On the other hand, I feel bad about coming in to talk abt sad things and dun have time to chat with you all. I just back from work a month ago and then need to prepare for my China trip which was last week.
I will try my best to come in more often to chat and know more friends.
Yes, I spoke to one of my friend who is a professional counsellor cum hypnosis. Has arranged with her to see her next week. Hope it will be better after that. Meanwhile, she said that it will be good if I can get NEW friends. In 2 benefits, to nourish my life with new friends as we share new experiences and also widen our contacts. I think about it and I think it is really good idea.
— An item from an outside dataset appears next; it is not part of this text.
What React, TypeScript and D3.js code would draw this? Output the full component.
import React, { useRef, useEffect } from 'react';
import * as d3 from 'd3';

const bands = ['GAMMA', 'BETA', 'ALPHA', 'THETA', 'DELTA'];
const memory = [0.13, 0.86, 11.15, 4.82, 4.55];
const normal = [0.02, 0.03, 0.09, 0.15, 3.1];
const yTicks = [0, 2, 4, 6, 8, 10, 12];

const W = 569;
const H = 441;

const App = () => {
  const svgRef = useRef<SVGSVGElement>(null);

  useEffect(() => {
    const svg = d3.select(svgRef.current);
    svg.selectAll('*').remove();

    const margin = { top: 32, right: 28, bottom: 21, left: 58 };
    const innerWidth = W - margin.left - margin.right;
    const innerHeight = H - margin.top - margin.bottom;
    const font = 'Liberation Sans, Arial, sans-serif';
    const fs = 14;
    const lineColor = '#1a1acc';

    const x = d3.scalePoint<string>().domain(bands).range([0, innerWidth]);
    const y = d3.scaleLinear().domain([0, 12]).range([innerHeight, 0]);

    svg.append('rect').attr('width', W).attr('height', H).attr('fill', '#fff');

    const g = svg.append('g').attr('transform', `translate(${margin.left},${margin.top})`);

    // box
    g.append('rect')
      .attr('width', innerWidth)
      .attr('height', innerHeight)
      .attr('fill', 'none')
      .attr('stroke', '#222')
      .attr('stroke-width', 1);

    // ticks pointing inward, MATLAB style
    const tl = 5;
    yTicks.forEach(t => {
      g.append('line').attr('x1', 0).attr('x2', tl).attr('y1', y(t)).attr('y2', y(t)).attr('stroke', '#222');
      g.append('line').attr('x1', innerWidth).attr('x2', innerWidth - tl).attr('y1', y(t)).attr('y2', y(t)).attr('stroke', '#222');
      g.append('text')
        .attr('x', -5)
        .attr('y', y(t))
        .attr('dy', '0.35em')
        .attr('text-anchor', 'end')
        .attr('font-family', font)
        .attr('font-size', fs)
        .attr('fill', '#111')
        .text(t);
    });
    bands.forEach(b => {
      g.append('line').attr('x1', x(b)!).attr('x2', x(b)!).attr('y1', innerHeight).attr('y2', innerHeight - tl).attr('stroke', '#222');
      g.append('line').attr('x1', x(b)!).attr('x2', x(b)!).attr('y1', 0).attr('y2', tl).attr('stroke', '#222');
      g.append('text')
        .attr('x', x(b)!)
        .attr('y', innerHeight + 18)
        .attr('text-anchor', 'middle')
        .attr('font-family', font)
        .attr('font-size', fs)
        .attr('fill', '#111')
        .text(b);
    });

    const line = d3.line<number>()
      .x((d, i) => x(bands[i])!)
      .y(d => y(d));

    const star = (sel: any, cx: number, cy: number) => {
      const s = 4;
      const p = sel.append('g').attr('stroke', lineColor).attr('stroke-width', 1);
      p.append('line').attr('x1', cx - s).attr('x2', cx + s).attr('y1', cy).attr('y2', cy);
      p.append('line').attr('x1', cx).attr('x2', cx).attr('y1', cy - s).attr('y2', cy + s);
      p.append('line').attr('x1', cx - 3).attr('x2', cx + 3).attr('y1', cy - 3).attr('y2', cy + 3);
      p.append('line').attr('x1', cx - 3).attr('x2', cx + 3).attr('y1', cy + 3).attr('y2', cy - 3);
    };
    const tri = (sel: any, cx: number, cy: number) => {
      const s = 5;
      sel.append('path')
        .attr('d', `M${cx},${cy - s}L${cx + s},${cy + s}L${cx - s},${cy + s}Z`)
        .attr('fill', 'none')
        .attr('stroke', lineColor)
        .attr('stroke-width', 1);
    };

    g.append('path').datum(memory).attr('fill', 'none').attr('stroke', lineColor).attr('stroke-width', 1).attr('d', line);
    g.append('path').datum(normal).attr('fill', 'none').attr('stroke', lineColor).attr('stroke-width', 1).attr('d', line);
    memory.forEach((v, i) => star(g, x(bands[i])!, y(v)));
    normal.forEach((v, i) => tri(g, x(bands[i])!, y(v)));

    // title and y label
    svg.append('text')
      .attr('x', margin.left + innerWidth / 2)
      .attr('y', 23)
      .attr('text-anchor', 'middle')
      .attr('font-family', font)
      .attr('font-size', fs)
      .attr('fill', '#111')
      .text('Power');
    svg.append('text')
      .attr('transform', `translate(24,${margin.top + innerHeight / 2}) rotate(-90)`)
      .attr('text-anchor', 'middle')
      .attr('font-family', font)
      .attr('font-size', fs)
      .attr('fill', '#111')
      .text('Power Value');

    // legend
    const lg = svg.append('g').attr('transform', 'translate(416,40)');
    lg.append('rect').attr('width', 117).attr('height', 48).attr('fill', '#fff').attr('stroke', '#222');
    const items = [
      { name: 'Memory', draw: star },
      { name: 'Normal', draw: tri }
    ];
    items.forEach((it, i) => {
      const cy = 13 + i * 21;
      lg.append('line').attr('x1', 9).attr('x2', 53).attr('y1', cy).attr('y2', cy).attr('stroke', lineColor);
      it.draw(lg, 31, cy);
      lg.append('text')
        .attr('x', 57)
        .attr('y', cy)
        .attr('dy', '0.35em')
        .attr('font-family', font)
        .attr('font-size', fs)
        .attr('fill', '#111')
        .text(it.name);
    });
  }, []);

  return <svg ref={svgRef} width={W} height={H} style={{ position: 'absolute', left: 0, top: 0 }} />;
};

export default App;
Just a brief introduction abt myself...I gave birth in 5th July at TMC by Jocelyn Wong but happened her dad passed away so another lady took over. It is my 2nd kid-baby girl. She is very adorable and the dad love her so much. I am also happy in a way that the dad is more hands-on this round. BUT the only thing is that he dun dare to clean her private part after she shit. Changing her is fine but not touching her below part. My silly husband...
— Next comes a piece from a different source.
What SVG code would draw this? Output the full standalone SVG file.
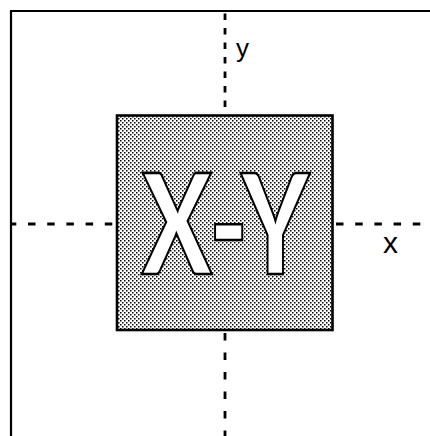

My baby girl is very sweet as compared to the brother. She can sleep longer hrs compared to him. He has to latch on for many hours and when I removed, he will cry.
I am still breastfeeding my elest boy during night. He was so happy that when he realised that mummy milk came back. But hor, I feel a bit strange as he is so big already. However, I dun want to force him to wean off. He promised that he will wean off on his 4th birthday.
Also, any mummies still breastfeeding and need milk??